A handful of corporations now possess more behavioral information about humanity than any government in history. They monitor speech, movement, emotion, consumption and political behavior at planetary scale. AI supercharges that power by transforming raw data into predictive control systems — systems capable not merely of understanding populations, but manipulating them.
And as wealth concentrates upward, the social contract below begins to collapse.
Leo warns that a society where only a small fraction of people maintain meaningful employment — despite immense technological abundance — risks “human and cultural impoverishment.” Work, he insists, is not simply economic survival. It is participation in human life itself: purpose, responsibility, relationships and community.
This is precisely what Silicon Valley’s utopian rhetoric ignores.
For decades, tech billionaires promised automation would liberate humanity from drudgery. Instead, millions find themselves trapped in algorithmic management systems, precarious gig work, surveillance workplaces and endless digital dependency. Productivity exploded while wages stagnated. Corporate profits soared while social bonds disintegrated.
AI threatens to accelerate this process to catastrophic speed.
Even some within the industry appear unnerved by what they are building. Anthropic co-founder Chris Olah, appearing beside Pope Leo at the Vatican, admitted there is “a real possibility that AI will displace human labor at very large scale.” He acknowledged that no mechanism currently exists to distribute the gains globally or prevent mass social devastation.
That admission alone should shatter the fantasy that the architects of AI possess a coherent plan for humanity’s future.
Because the truth is increasingly obvious: the market has no moral framework for handling technological power of this magnitude.
Capital rewards efficiency, not justice.
Profit, not dignity.
Extraction, not community.
If replacing millions of workers with algorithms increases shareholder returns, the system treats that outcome as success — regardless of the social consequences. Entire regions can collapse into unemployment while stock valuations soar.
This is why Leo’s intervention matters.
He is not merely criticizing technology. He is challenging the economic religion surrounding it.

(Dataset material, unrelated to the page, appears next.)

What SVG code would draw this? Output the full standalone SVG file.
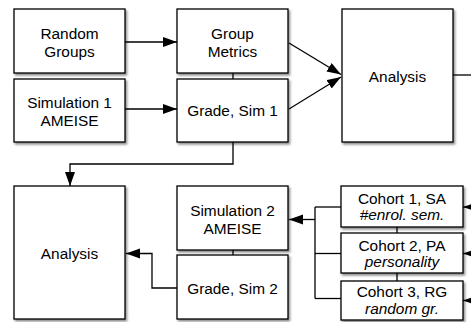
<svg xmlns="http://www.w3.org/2000/svg" width="471" height="322" viewBox="0 0 471 322">
<style>
.box{fill:#fff;stroke:#000;stroke-width:1.3;filter:url(#sh)}
.t{font-family:"Liberation Sans",Arial,Helvetica,sans-serif;font-size:15.4px;fill:#000;text-anchor:middle}
.i{font-style:italic}
.c{fill:none;stroke:#000;stroke-width:1.3}
.a{marker-end:url(#ah)}
</style>
<defs>
<filter id="sh" x="-10%" y="-10%" width="130%" height="130%">
<feDropShadow dx="1.5" dy="2" stdDeviation="1" flood-color="#000" flood-opacity="0.45"/>
</filter>
<marker id="ah" markerUnits="userSpaceOnUse" markerWidth="15" markerHeight="11" refX="14" refY="5" orient="auto">
<path d="M0,0 L14,5 L0,10 z" fill="#000"/>
</marker>
</defs>
<g id="connectors">
<line class="c a" x1="125" y1="42" x2="177" y2="42"/>
<line class="c a" x1="125" y1="109" x2="177" y2="109"/>
<line class="c a" x1="289" y1="43" x2="341" y2="74.5"/>
<line class="c a" x1="289" y1="109" x2="341" y2="77"/>
<line class="c" x1="453" y1="75" x2="471" y2="75"/>
<line class="c" x1="233" y1="73" x2="233" y2="79"/>
<polyline class="c a" points="233,142 233,164 70,164 70,186"/>
<line class="c" x1="233" y1="250" x2="233" y2="255"/>
<polyline class="c a" points="177,288 152,288 152,253.5 126,253.5"/>
<line class="c a" x1="315" y1="219.5" x2="289" y2="219.5"/>
<line class="c" x1="315" y1="207" x2="315" y2="298.5"/>
<line class="c" x1="315" y1="207" x2="341" y2="207"/>
<line class="c" x1="315" y1="253.5" x2="341" y2="253.5"/>
<line class="c" x1="315" y1="298.5" x2="341" y2="298.5"/>
<line class="c" x1="397" y1="227" x2="397" y2="233"/>
<line class="c" x1="397" y1="273" x2="397" y2="281"/>
<line class="c a" x1="480" y1="207" x2="463" y2="207"/>
<line class="c a" x1="480" y1="253.5" x2="463" y2="253.5"/>
<line class="c a" x1="480" y1="300.5" x2="463" y2="300.5"/>
</g>
<g id="random-groups">
<rect class="box" x="14" y="9" width="111" height="64"/>
<text class="t" x="69.5" y="39">Random</text>
<text class="t" x="69.5" y="57">Groups</text>
</g>
<g id="simulation-1">
<rect class="box" x="14" y="79" width="111" height="63"/>
<text class="t" x="69.5" y="107.5">Simulation 1</text>
<text class="t" x="69.5" y="125.5">AMEISE</text>
</g>
<g id="group-metrics">
<rect class="box" x="177" y="9" width="111" height="64"/>
<text class="t" x="232.5" y="39">Group</text>
<text class="t" x="232.5" y="57">Metrics</text>
</g>
<g id="grade-sim-1">
<rect class="box" x="177" y="79" width="111" height="63"/>
<text class="t" x="232.5" y="115.5">Grade, Sim 1</text>
</g>
<g id="analysis-1">
<rect class="box" x="342" y="9" width="111" height="133"/>
<text class="t" x="397.5" y="82">Analysis</text>
</g>
<g id="analysis-2">
<rect class="box" x="14" y="186" width="111" height="133"/>
<text class="t" x="69.5" y="259">Analysis</text>
</g>
<g id="simulation-2">
<rect class="box" x="177" y="186" width="111" height="64"/>
<text class="t" x="232.5" y="215.5">Simulation 2</text>
<text class="t" x="232.5" y="234">AMEISE</text>
</g>
<g id="grade-sim-2">
<rect class="box" x="177" y="255" width="111" height="64"/>
<text class="t" x="232.5" y="293.5">Grade, Sim 2</text>
</g>
<g id="cohort-1">
<rect class="box" x="341" y="186" width="122" height="41"/>
<text class="t" x="402" y="203.5">Cohort 1, SA</text>
<text class="t i" x="402" y="220">#enrol. sem.</text>
</g>
<g id="cohort-2">
<rect class="box" x="341" y="233" width="122" height="40"/>
<text class="t" x="402" y="250.5">Cohort 2, PA</text>
<text class="t i" x="402" y="267">personality</text>
</g>
<g id="cohort-3">
<rect class="box" x="341" y="281" width="122" height="39"/>
<text class="t" x="402" y="297">Cohort 3, RG</text>
<text class="t i" x="402" y="314">random gr.</text>
</g>
</svg>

The modern AI boom rests on an almost theological belief that technological progress is inherently good, that innovation justifies itself, and that those who question the social costs are irrational enemies of the future. Silicon Valley speaks of AI in messianic terms: salvation through computation, transcendence through automation, immortality through machines.
But Leo offers a radically different vision. Human beings are not inefficient machines to be optimized away. Society cannot survive if millions are stripped not only of income, but of meaning and social participation itself.
The danger is not simply that AI becomes powerful.
The danger is that it becomes powerful inside an economic system already defined by staggering inequality, democratic decay and corporate domination.
Under those conditions, automation does not liberate workers.
It liberates corporations from workers.
And unless democratic control over technology emerges soon, the future now being constructed may look less like liberation than a technologically sophisticated form of mass abandonment — a world where unprecedented wealth and productivity coexist beside social despair, permanent unemployment and the slow erosion of human dignity itself.